The study highlights a scenario where a radiologist uses a VLM to analyze a chest X-ray. If the model fails to recognize the absence of an enlarged heart and mistakenly identifies reports with both tissue swelling and an enlarged heart, it could lead to an incorrect diagnosis.
Kumail Alhamoud, the lead author of the study and an MIT graduate student, warns, “Those negation words can have a very significant impact, and if we are just using these models blindly, we may run into catastrophic consequences.”
The researchers tested VLMs’ ability to identify negation in image captions and found that their performance was often no better than a random guess. To address this, they created a dataset of images with captions including negation words describing missing objects. Retraining a VLM with this dataset improved its ability to retrieve images that do not contain certain objects and boosted accuracy on multiple-choice questions with negated captions.
Despite these improvements, the researchers emphasize that more work is needed to address the underlying causes of this problem. They hope their findings will alert users to this previously unnoticed shortcoming, which could have serious implications in various fields.
Marzyeh Ghassemi, senior author and associate professor at MIT’s Department of Electrical Engineering and Computer Science (EECS), notes, “This is a technical paper, but there are bigger issues to consider. If something as fundamental as negation is broken, we shouldn’t be using large vision/language models in many of the ways we are using them now — without intensive evaluation.”
The core issue lies in how VLMs are trained. They learn to associate images with positive labels in captions, but rarely encounter examples of negation. As Ghassemi explains, “The captions express what is in the images — they are a positive label. And that is actually the whole problem. No one looks at an image of a dog jumping over a fence and captions it by saying ‘a dog jumping over a fence, with no helicopters.’”
To delve deeper, the researchers designed benchmark tasks to test VLMs’ understanding of negation. They used a large language model (LLM) to re-caption images with related objects not present, then tested the VLMs’ ability to retrieve images based on negation. They also created multiple-choice questions where captions differed only by adding or negating an object’s presence in the image.

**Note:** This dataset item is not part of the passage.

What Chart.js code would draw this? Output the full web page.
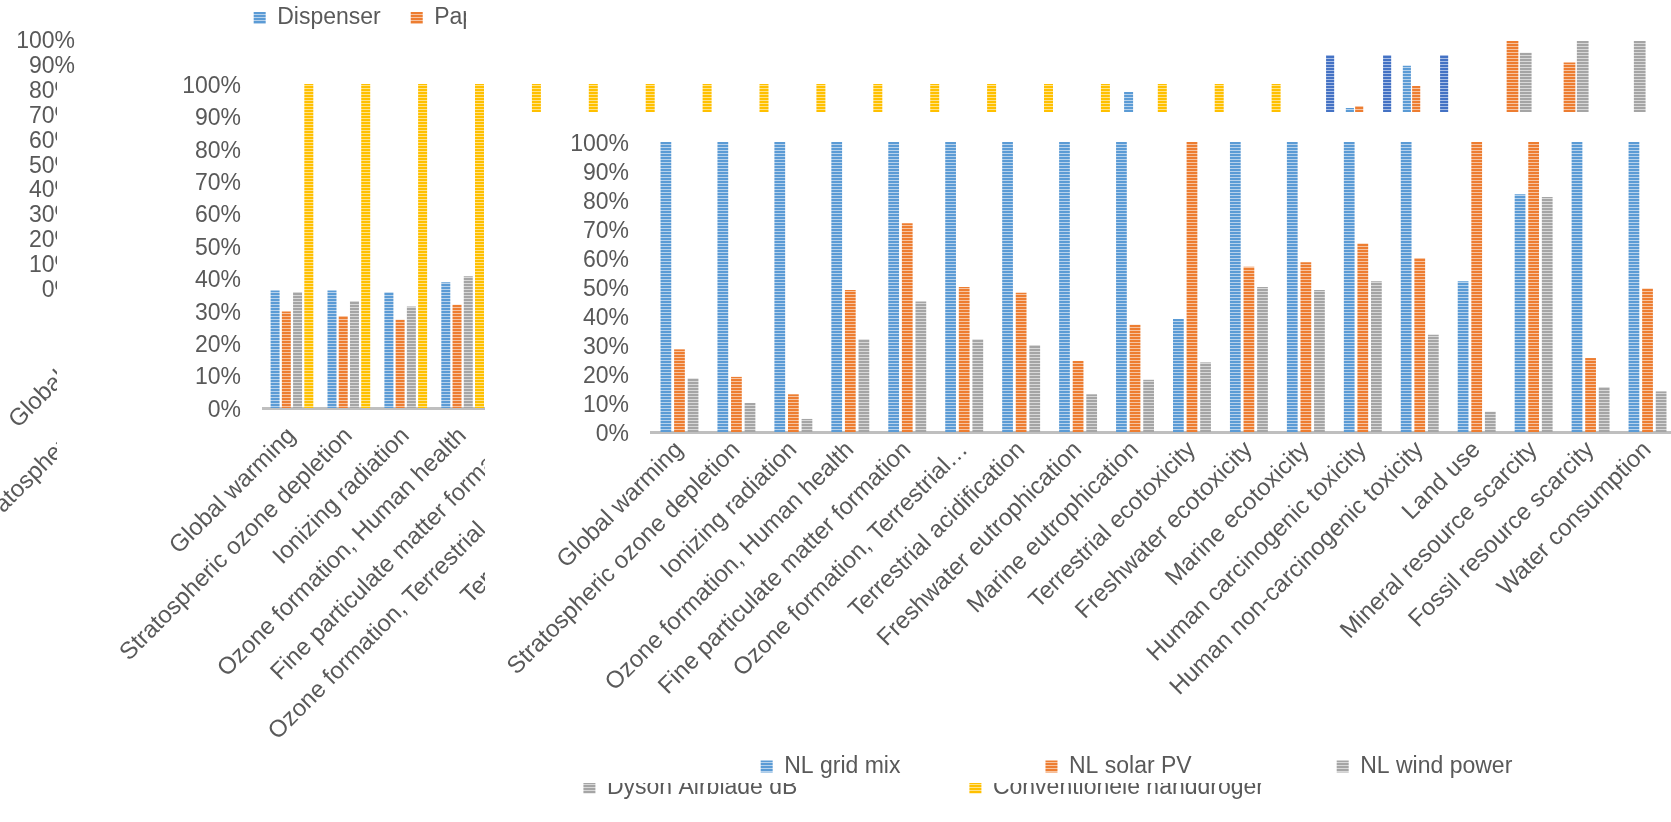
<!DOCTYPE html>
<html lang="en">
<head>
<meta charset="utf-8">
<title>Relative impact per category</title>
<script src="https://cdn.jsdelivr.net/npm/chart.js@4.4.1/dist/chart.umd.min.js"></script>
<style>
  html, body { margin: 0; padding: 0; background: #ffffff; }
  body { position: relative; width: 1671px; height: 822px; overflow: hidden; }
  .panel { position: absolute; }
  .panel canvas { display: block; }
  .blank { position: absolute; background: #ffffff; }
</style>
</head>
<body>
<div class="panel" style="left:0;top:-30px;z-index:1"><canvas id="handDryerOverview" width="1671" height="852"></canvas></div>
<div class="blank" style="left:466px;top:0;width:839px;height:75px;z-index:2"></div>
<div class="panel" style="left:1283px;top:41px;z-index:3"><canvas id="fiveSeriesStrip" width="171" height="249"></canvas></div>
<div class="panel" style="left:1484px;top:41px;z-index:3"><canvas id="energyStrip" width="171" height="249"></canvas></div>
<div class="panel" style="left:57px;top:5px;z-index:4"><canvas id="handDryerChart" width="1379" height="804"></canvas></div>
<div class="panel" style="left:485px;top:112px;z-index:5"><canvas id="electricityChart" width="1191" height="676"></canvas></div>
<script>
// ReCiPe midpoint impact categories
const impactCategories = [
  'Global warming', 'Stratospheric ozone depletion', 'Ionizing radiation',
  'Ozone formation, Human health', 'Fine particulate matter formation',
  'Ozone formation, Terrestrial ecosystems', 'Terrestrial acidification',
  'Freshwater eutrophication', 'Marine eutrophication', 'Terrestrial ecotoxicity',
  'Freshwater ecotoxicity', 'Marine ecotoxicity', 'Human carcinogenic toxicity',
  'Human non-carcinogenic toxicity', 'Land use', 'Mineral resource scarcity',
  'Fossil resource scarcity', 'Water consumption'
];
const percentTickLabels = ['0%', '10%', '20%', '30%', '40%', '50%', '60%', '70%', '80%', '90%', '100%'];

// Electricity sources, % of the highest score in each category
const nlGridMix   = [100, 100, 100, 100, 100, 100, 100, 100, 100, 39, 100, 100, 100, 100, 52, 82, 100, 100];
const nlSolarPV   = [28.5, 19, 13, 49, 72, 50, 48, 24.5, 37, 100, 57, 58.5, 65, 60, 100, 100, 25.5, 49.5];
const nlWindPower = [18.5, 10, 4.5, 32, 45, 32, 30, 13, 18, 24, 50, 49, 52, 33.5, 7, 81, 15.5, 14];

// Hand drying options, % of the highest score in each category
const dispenser         = [36.3, 36.3, 35.7, 38.8, null, null, null, null, null, null, null, null, null, null, null, 97.5, null, null];
const paperTowel        = [29.8, 28.4, 27.2, 31.9];
const dysonAirblade     = [35.8, 33.0, 31.3, 40.7];
const conventionalDryer = [100, 100, 100, 100, 100, 100, 100, 100, 100, 100, 100, 100, 100, 100, 100, 100, 100, 100];

// Narrow strips of two further panels (upper right)
const stripCategories = ['Mineral resource scarcity', 'Fossil resource scarcity', 'Water consumption'];
const stripLightBlue  = [null, 73.1, 90.1];
const stripOrange     = [null, 73.9, 81.9];
const stripDarkBlue   = [94.4, 94.4, 94.4];
const stripSolar      = [100, 91.4, null];
const stripWind       = [95.3, 100, 100];

Chart.defaults.font.family = '"Liberation Sans", Arial, Helvetica, sans-serif';
Chart.defaults.color = '#595959';

// Excel-like narrow horizontal stripe fill
function stripes(base, light) {
  const tile = document.createElement('canvas');
  tile.width = 4; tile.height = 3;
  const g = tile.getContext('2d');
  g.fillStyle = base; g.fillRect(0, 0, 4, 3);
  g.fillStyle = light; g.fillRect(0, 2, 4, 1);
  return g.createPattern(tile, 'repeat');
}
const fill = {
  blue:   stripes('#5B9BD5', '#B7D2EC'),
  orange: stripes('#ED7D31', '#F7C4A1'),
  gray:   stripes('#A5A5A5', '#D8D8D8'),
  yellow: stripes('#FFC000', '#FFE38A'),
  navy:   stripes('#4472C4', '#A9BEE6')
};

// white panel behind a chart, limited to the panel's own rectangle
function paperBackground(x, y, width, height) {
  return {
    id: 'paperBackground',
    beforeDraw(chart) {
      const ctx = chart.ctx;
      ctx.save();
      ctx.fillStyle = '#ffffff';
      ctx.fillRect(x, y, width, height);
      ctx.restore();
    }
  };
}

function shortLabel(text) {
  if (text.length <= 34) return text;
  const cut = text.slice(0, 34);
  return cut.slice(0, cut.lastIndexOf(' ')) + '\u2026';
}

// tick labels may run outside the axis box
function unclipLabels(scale) {
  scale._computeLabelArea = () => undefined;
}

function valueAxis(width, padding, topPad) {
  return {
    min: 0, max: 100,
    grid: { display: false, drawTicks: false },
    border: { display: false },
    ticks: {
      stepSize: 10, autoSkip: false, padding: padding, labelOffset: 2.5,
      color: '#595959', font: { size: 23 },
      callback: (v, i) => percentTickLabels[i]
    },
    afterFit(scale) {
      scale.width = width; scale.paddingTop = topPad || 0; scale.paddingBottom = 0;
      unclipLabels(scale);
    }
  };
}

function categoryAxis(height, padding, rightPad, formatter) {
  return {
    grid: { display: false, drawTicks: false },
    border: { display: true, color: '#BFBFBF', width: 3 },
    ticks: {
      autoSkip: false, minRotation: 45, maxRotation: 45, padding: padding,
      color: '#595959', font: { size: 24 },
      callback: formatter || function (value) { return this.getLabelForValue(value); }
    },
    afterFit(scale) {
      scale.height = height; scale.paddingLeft = 0; scale.paddingRight = rightPad || 0;
      unclipLabels(scale);
    }
  };
}

const common = { responsive: false, animation: false, devicePixelRatio: 1, events: [] };

// Back panel: hand drying options, legend on top
new Chart(document.getElementById('handDryerOverview'), {
  type: 'bar',
  data: {
    labels: impactCategories,
    datasets: [
      { label: 'Dispenser', data: [], backgroundColor: fill.blue },
      { label: 'Papieren handdoek', data: [], backgroundColor: fill.orange },
      { label: 'Dyson Airblade dB', data: [], backgroundColor: fill.gray },
      { label: 'Conventionele handdroger', data: [], backgroundColor: fill.yellow }
    ]
  },
  options: Object.assign({}, common, {
    layout: { padding: { left: 0, top: 0, right: 311, bottom: 0 } },
    scales: { x: categoryAxis(534, 8, 0), y: valueAxis(96, 21, 69.4) },
    plugins: {
      tooltip: { enabled: false },
      legend: {
        position: 'top', fullSize: false,
        labels: { boxWidth: 12, boxHeight: 12, padding: 30, color: '#595959', font: { size: 23 } }
      }
    }
  }),
  plugins: [paperBackground(0, 0, 1671, 852)]
});

// Strip of a five-series panel
new Chart(document.getElementById('fiveSeriesStrip'), {
  type: 'bar',
  data: {
    labels: stripCategories,
    datasets: [
      { label: 'Reeks 1', data: stripLightBlue, backgroundColor: fill.blue },
      { label: 'Reeks 2', data: stripOrange, backgroundColor: fill.orange },
      { label: 'Reeks 3', data: [], backgroundColor: fill.gray },
      { label: 'Reeks 4', data: [], backgroundColor: fill.yellow },
      { label: 'Reeks 5', data: stripDarkBlue, backgroundColor: fill.navy }
    ]
  },
  options: Object.assign({}, common, {
    datasets: { bar: { categoryPercentage: 0.817, barPercentage: 0.87, borderWidth: 0 } },
    layout: { padding: 0 },
    scales: { x: { display: false }, y: { display: false, min: 0, max: 100 } },
    plugins: { tooltip: { enabled: false }, legend: { display: false } }
  })
});

// Strip of an electricity-source panel
new Chart(document.getElementById('energyStrip'), {
  type: 'bar',
  data: {
    labels: stripCategories,
    datasets: [
      { label: 'NL grid mix', data: [], backgroundColor: fill.blue },
      { label: 'NL solar PV', data: stripSolar, backgroundColor: fill.orange },
      { label: 'NL wind power', data: stripWind, backgroundColor: fill.gray }
    ]
  },
  options: Object.assign({}, common, {
    datasets: { bar: { categoryPercentage: 0.696, barPercentage: 0.886, borderWidth: 0 } },
    layout: { padding: 0 },
    scales: { x: { display: false }, y: { display: false, min: 0, max: 100 } },
    plugins: { tooltip: { enabled: false }, legend: { display: false } }
  })
});

// Middle panel: hand drying options
new Chart(document.getElementById('handDryerChart'), {
  type: 'bar',
  data: {
    labels: impactCategories,
    datasets: [
      { label: 'Dispenser', data: dispenser, backgroundColor: fill.blue },
      { label: 'Papieren handdoek', data: paperTowel, backgroundColor: fill.orange },
      { label: 'Dyson Airblade dB', data: dysonAirblade, backgroundColor: fill.gray },
      { label: 'Conventionele handdroger', data: conventionalDryer, backgroundColor: fill.yellow }
    ]
  },
  options: Object.assign({}, common, {
    datasets: { bar: { categoryPercentage: 0.79, barPercentage: 0.8, borderWidth: 0 } },
    layout: { padding: { left: 170, top: 0, right: 0, bottom: 0 } },
    scales: { x: categoryAxis(1, 14, 148.3), y: valueAxis(36.5, 22.5, 79) },
    plugins: {
      tooltip: { enabled: false },
      legend: {
        position: 'bottom', align: 'end',
        labels: { boxWidth: 12, boxHeight: 12, padding: 172, color: '#595959', font: { size: 23 } }
      }
    }
  }),
  plugins: [paperBackground(0, 70, 1248, 734)]
});

// Front panel: electricity sources
new Chart(document.getElementById('electricityChart'), {
  type: 'bar',
  data: {
    labels: impactCategories,
    datasets: [
      { label: 'NL grid mix', data: nlGridMix, backgroundColor: fill.blue },
      { label: 'NL solar PV', data: nlSolarPV, backgroundColor: fill.orange },
      { label: 'NL wind power', data: nlWindPower, backgroundColor: fill.gray }
    ]
  },
  options: Object.assign({}, common, {
    datasets: { bar: { categoryPercentage: 0.716, barPercentage: 0.79, borderWidth: 0 } },
    layout: { padding: { left: 112, top: 30, right: 0, bottom: 0 } },
    scales: {
      x: categoryAxis(178, 4, 0, function (value) { return shortLabel(this.getLabelForValue(value)); }),
      y: valueAxis(54, 22, 0)
    },
    plugins: {
      tooltip: { enabled: false },
      legend: {
        position: 'bottom',
        labels: { boxWidth: 12, boxHeight: 12, padding: 145, color: '#595959', font: { size: 23 } }
      }
    }
  }),
  plugins: [paperBackground(0, 0, 1191, 671)]
});
</script>
</body>
</html>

The models struggled, with image retrieval performance dropping by nearly 25 percent with negated captions. In multiple-choice questions, the best models achieved only about 39 percent accuracy, with some performing at or below random chance. Alhamoud points out that VLMs exhibit an “affirmation bias,” ignoring negation words and focusing on objects in the images instead, regardless of how negation is expressed.
By finetuning VLMs with their new dataset, the researchers achieved performance gains, improving image retrieval abilities by about 10 percent and multiple-choice question accuracy by about 30 percent. Alhamoud suggests that while their solution is not perfect, it signals that the problem is solvable, encouraging others to build upon their work.
The researchers recommend that users carefully evaluate VLMs before deployment, considering the specific problem they are trying to solve. Future research could focus on teaching VLMs to process text and images separately and developing application-specific datasets, such as those for healthcare.